Material:
--------------------

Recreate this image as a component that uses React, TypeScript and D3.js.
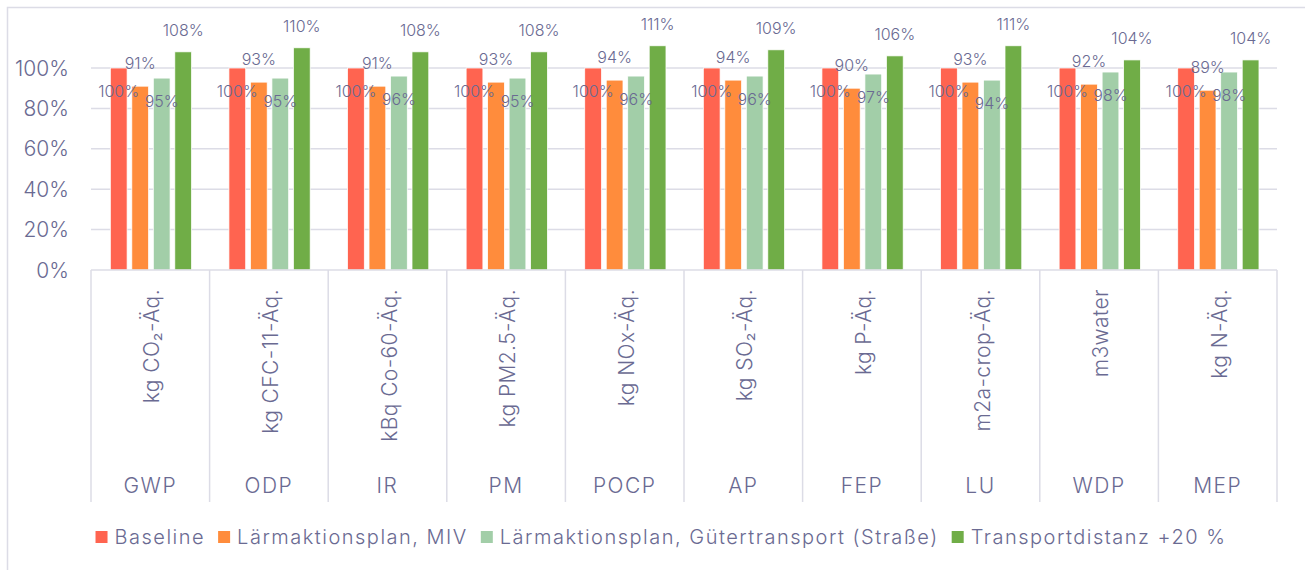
import { useEffect, useRef } from 'react'
import * as d3 from 'd3'

const categories = ['GWP', 'ODP', 'IR', 'PM', 'POCP', 'AP', 'FEP', 'LU', 'WDP', 'MEP']
const units = [
  'kg CO₂-Äq.',
  'kg CFC-11-Äq.',
  'kBq Co-60-Äq.',
  'kg PM2.5-Äq.',
  'kg NOx-Äq.',
  'kg SO₂-Äq.',
  'kg P-Äq.',
  'm2a-crop-Äq.',
  'm3water',
  'kg N-Äq.',
]
const seriesNames = [
  'Baseline',
  'Lärmaktionsplan, MIV',
  'Lärmaktionsplan, Gütertransport (Straße)',
  'Transportdistanz +20 %',
]
const baseline = [100, 100, 100, 100, 100, 100, 100, 100, 100, 100]
const miv = [91, 93, 91, 93, 94, 94, 90, 93, 92, 89]
const gueter = [95, 95, 96, 95, 96, 96, 97, 94, 98, 98]
const distanz = [108, 110, 108, 108, 111, 109, 106, 111, 104, 104]
const yTicks = [0, 20, 40, 60, 80, 100]

const colors = ['#ff6450', '#ff8c3c', '#a2cea8', '#70ad47']
const gridColor = '#dcdce6'
const textColor = '#6a6a92'
const font = "Inter, 'Open Sans', sans-serif"

export default function App() {
  const svgRef = useRef<SVGSVGElement>(null)

  useEffect(() => {
    const W = 1305
    const H = 570
    const svg = d3.select(svgRef.current)
    svg.selectAll('*').remove()
    svg.attr('width', W).attr('height', H)

    svg.append('rect').attr('width', W).attr('height', H).attr('fill', '#fff')
    // chart frame (cut off on the right and bottom)
    svg.append('rect')
      .attr('x', 7.5)
      .attr('y', 7.5)
      .attr('width', 1330)
      .attr('height', 620)
      .attr('fill', 'none')
      .attr('stroke', gridColor)
      .attr('stroke-width', 1.5)

    const series = [baseline, miv, gueter, distanz]

    const x = d3.scaleBand<string>().domain(categories).range([91, 1277])
    const y = d3.scaleLinear().domain([0, 100]).range([270, 68])
    const bw = x.bandwidth()
    const xs = d3
      .scaleBand<string>()
      .domain(seriesNames)
      .range([bw * 0.163, bw * 0.848])
      .paddingInner(0.22)

    // Grid lines
    svg.selectAll('.grid')
      .data(yTicks.filter((d) => d > 0))
      .enter()
      .append('line')
      .attr('x1', 91)
      .attr('x2', 1277)
      .attr('y1', (d) => y(d))
      .attr('y2', (d) => y(d))
      .attr('stroke', gridColor)
      .attr('stroke-width', 1.5)

    // Y labels
    svg.selectAll('.ytick')
      .data(yTicks)
      .enter()
      .append('text')
      .attr('x', 69)
      .attr('y', (d) => y(d))
      .attr('text-anchor', 'end')
      .attr('dominant-baseline', 'central')
      .attr('fill', textColor)
      .style('font-family', font)
      .style('font-weight', 300)
      .style('font-size', '21px')
      .text((d) => `${d}%`)

    // Bars
    series.forEach((vals, i) => {
      svg.selectAll(`.bar-${i}`)
        .data(vals)
        .enter()
        .append('rect')
        .attr('x', (_, j) => x(categories[j])! + xs(seriesNames[i])!)
        .attr('y', (d) => y(d))
        .attr('width', xs.bandwidth())
        .attr('height', (d) => y(0) - y(d))
        .attr('fill', colors[i])
        .attr('stroke', '#fff')
        .attr('stroke-width', 0.75)
    })

    // Data labels
    const offsets = [23, -23, 23, -22]
    series.forEach((vals, i) => {
      svg.selectAll(`.lbl-${i}`)
        .data(vals)
        .enter()
        .append('text')
        .attr('x', (_, j) => x(categories[j])! + xs(seriesNames[i])! + xs.bandwidth() / 2)
        .attr('y', (d) => y(d) + offsets[i])
        .attr('text-anchor', 'middle')
        .attr('dominant-baseline', 'central')
        .attr('fill', textColor)
        .style('font-family', font)
        .style('font-weight', 300)
        .style('font-size', '16px')
        .text((d) => `${d}%`)
    })

    // Category axis
    svg.append('line')
      .attr('x1', 91)
      .attr('x2', 1277)
      .attr('y1', y(0))
      .attr('y2', y(0))
      .attr('stroke', gridColor)
      .attr('stroke-width', 1.5)

    const bounds = categories.map((c) => x(c)!).concat(x.range()[1])
    svg.selectAll('.sep')
      .data(bounds)
      .enter()
      .append('line')
      .attr('x1', (d) => d)
      .attr('x2', (d) => d)
      .attr('y1', y(0))
      .attr('y2', 502)
      .attr('stroke', gridColor)
      .attr('stroke-width', 1.5)

    svg.selectAll('.unit')
      .data(units)
      .enter()
      .append('text')
      .attr('transform', (_, j) => `translate(${x(categories[j])! + bw / 2 + 9},289) rotate(-90)`)
      .attr('text-anchor', 'end')
      .attr('fill', textColor)
      .style('font-family', font)
      .style('font-weight', 300)
      .style('font-size', '21px')
      .style('letter-spacing', '0.4px')
      .text((d) => d)

    svg.selectAll('.cat')
      .data(categories)
      .enter()
      .append('text')
      .attr('x', (d) => x(d)! + bw / 2)
      .attr('y', 493)
      .attr('text-anchor', 'middle')
      .attr('fill', textColor)
      .style('font-family', font)
      .style('font-weight', 300)
      .style('font-size', '21px')
      .style('letter-spacing', '1.5px')
      .text((d) => d)

    // Legend, centred on the chart area
    const legend = svg.append('g')
    const items = seriesNames.map((name, i) => {
      const item = legend.append('g')
      item.append('rect')
        .attr('y', 531)
        .attr('width', 12)
        .attr('height', 12)
        .attr('fill', colors[i])
      const t = item.append('text')
        .attr('x', 19)
        .attr('y', 537)
        .attr('dominant-baseline', 'central')
        .attr('fill', textColor)
        .style('font-family', font)
        .style('font-weight', 300)
        .style('font-size', '20px')
        .style('letter-spacing', '1.5px')
        .text(name)
      const w = (t.node() as SVGTextElement).getComputedTextLength()
      return { item, w: 19 + w }
    })
    const gap = 13
    const total = d3.sum(items, (d) => d.w) + gap * (items.length - 1)
    let cx = 661 - total / 2
    items.forEach((d) => {
      d.item.attr('transform', `translate(${cx},0)`)
      cx += d.w + gap
    })
  }, [])

  return (
    <svg ref={svgRef} style={{ position: 'absolute', left: 0, top: 0 }} />
  )
}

--------------------

What you have to do: Go through the listing above and quote it exactly, apart from its images.

Complete answer:
Recreate this image as a component that uses React, TypeScript and D3.js.
import { useEffect, useRef } from 'react'
import * as d3 from 'd3'

const categories = ['GWP', 'ODP', 'IR', 'PM', 'POCP', 'AP', 'FEP', 'LU', 'WDP', 'MEP']
const units = [
  'kg CO₂-Äq.',
  'kg CFC-11-Äq.',
  'kBq Co-60-Äq.',
  'kg PM2.5-Äq.',
  'kg NOx-Äq.',
  'kg SO₂-Äq.',
  'kg P-Äq.',
  'm2a-crop-Äq.',
  'm3water',
  'kg N-Äq.',
]
const seriesNames = [
  'Baseline',
  'Lärmaktionsplan, MIV',
  'Lärmaktionsplan, Gütertransport (Straße)',
  'Transportdistanz +20 %',
]
const baseline = [100, 100, 100, 100, 100, 100, 100, 100, 100, 100]
const miv = [91, 93, 91, 93, 94, 94, 90, 93, 92, 89]
const gueter = [95, 95, 96, 95, 96, 96, 97, 94, 98, 98]
const distanz = [108, 110, 108, 108, 111, 109, 106, 111, 104, 104]
const yTicks = [0, 20, 40, 60, 80, 100]

const colors = ['#ff6450', '#ff8c3c', '#a2cea8', '#70ad47']
const gridColor = '#dcdce6'
const textColor = '#6a6a92'
const font = "Inter, 'Open Sans', sans-serif"

export default function App() {
  const svgRef = useRef<SVGSVGElement>(null)

  useEffect(() => {
    const W = 1305
    const H = 570
    const svg = d3.select(svgRef.current)
    svg.selectAll('*').remove()
    svg.attr('width', W).attr('height', H)

    svg.append('rect').attr('width', W).attr('height', H).attr('fill', '#fff')
    // chart frame (cut off on the right and bottom)
    svg.append('rect')
      .attr('x', 7.5)
      .attr('y', 7.5)
      .attr('width', 1330)
      .attr('height', 620)
      .attr('fill', 'none')
      .attr('stroke', gridColor)
      .attr('stroke-width', 1.5)

    const series = [baseline, miv, gueter, distanz]

    const x = d3.scaleBand<string>().domain(categories).range([91, 1277])
    const y = d3.scaleLinear().domain([0, 100]).range([270, 68])
    const bw = x.bandwidth()
    const xs = d3
      .scaleBand<string>()
      .domain(seriesNames)
      .range([bw * 0.163, bw * 0.848])
      .paddingInner(0.22)

    // Grid lines
    svg.selectAll('.grid')
      .data(yTicks.filter((d) => d > 0))
      .enter()
      .append('line')
      .attr('x1', 91)
      .attr('x2', 1277)
      .attr('y1', (d) => y(d))
      .attr('y2', (d) => y(d))
      .attr('stroke', gridColor)
      .attr('stroke-width', 1.5)

    // Y labels
    svg.selectAll('.ytick')
      .data(yTicks)
      .enter()
      .append('text')
      .attr('x', 69)
      .attr('y', (d) => y(d))
      .attr('text-anchor', 'end')
      .attr('dominant-baseline', 'central')
      .attr('fill', textColor)
      .style('font-family', font)
      .style('font-weight', 300)
      .style('font-size', '21px')
      .text((d) => `${d}%`)

    // Bars
    series.forEach((vals, i) => {
      svg.selectAll(`.bar-${i}`)
        .data(vals)
        .enter()
        .append('rect')
        .attr('x', (_, j) => x(categories[j])! + xs(seriesNames[i])!)
        .attr('y', (d) => y(d))
        .attr('width', xs.bandwidth())
        .attr('height', (d) => y(0) - y(d))
        .attr('fill', colors[i])
        .attr('stroke', '#fff')
        .attr('stroke-width', 0.75)
    })

    // Data labels
    const offsets = [23, -23, 23, -22]
    series.forEach((vals, i) => {
      svg.selectAll(`.lbl-${i}`)
        .data(vals)
        .enter()
        .append('text')
        .attr('x', (_, j) => x(categories[j])! + xs(seriesNames[i])! + xs.bandwidth() / 2)
        .attr('y', (d) => y(d) + offsets[i])
        .attr('text-anchor', 'middle')
        .attr('dominant-baseline', 'central')
        .attr('fill', textColor)
        .style('font-family', font)
        .style('font-weight', 300)
        .style('font-size', '16px')
        .text((d) => `${d}%`)
    })

    // Category axis
    svg.append('line')
      .attr('x1', 91)
      .attr('x2', 1277)
      .attr('y1', y(0))
      .attr('y2', y(0))
      .attr('stroke', gridColor)
      .attr('stroke-width', 1.5)

    const bounds = categories.map((c) => x(c)!).concat(x.range()[1])
    svg.selectAll('.sep')
      .data(bounds)
      .enter()
      .append('line')
      .attr('x1', (d) => d)
      .attr('x2', (d) => d)
      .attr('y1', y(0))
      .attr('y2', 502)
      .attr('stroke', gridColor)
      .attr('stroke-width', 1.5)

    svg.selectAll('.unit')
      .data(units)
      .enter()
      .append('text')
      .attr('transform', (_, j) => `translate(${x(categories[j])! + bw / 2 + 9},289) rotate(-90)`)
      .attr('text-anchor', 'end')
      .attr('fill', textColor)
      .style('font-family', font)
      .style('font-weight', 300)
      .style('font-size', '21px')
      .style('letter-spacing', '0.4px')
      .text((d) => d)

    svg.selectAll('.cat')
      .data(categories)
      .enter()
      .append('text')
      .attr('x', (d) => x(d)! + bw / 2)
      .attr('y', 493)
      .attr('text-anchor', 'middle')
      .attr('fill', textColor)
      .style('font-family', font)
      .style('font-weight', 300)
      .style('font-size', '21px')
      .style('letter-spacing', '1.5px')
      .text((d) => d)

    // Legend, centred on the chart area
    const legend = svg.append('g')
    const items = seriesNames.map((name, i) => {
      const item = legend.append('g')
      item.append('rect')
        .attr('y', 531)
        .attr('width', 12)
        .attr('height', 12)
        .attr('fill', colors[i])
      const t = item.append('text')
        .attr('x', 19)
        .attr('y', 537)
        .attr('dominant-baseline', 'central')
        .attr('fill', textColor)
        .style('font-family', font)
        .style('font-weight', 300)
        .style('font-size', '20px')
        .style('letter-spacing', '1.5px')
        .text(name)
      const w = (t.node() as SVGTextElement).getComputedTextLength()
      return { item, w: 19 + w }
    })
    const gap = 13
    const total = d3.sum(items, (d) => d.w) + gap * (items.length - 1)
    let cx = 661 - total / 2
    items.forEach((d) => {
      d.item.attr('transform', `translate(${cx},0)`)
      cx += d.w + gap
    })
  }, [])

  return (
    <svg ref={svgRef} style={{ position: 'absolute', left: 0, top: 0 }} />
  )
}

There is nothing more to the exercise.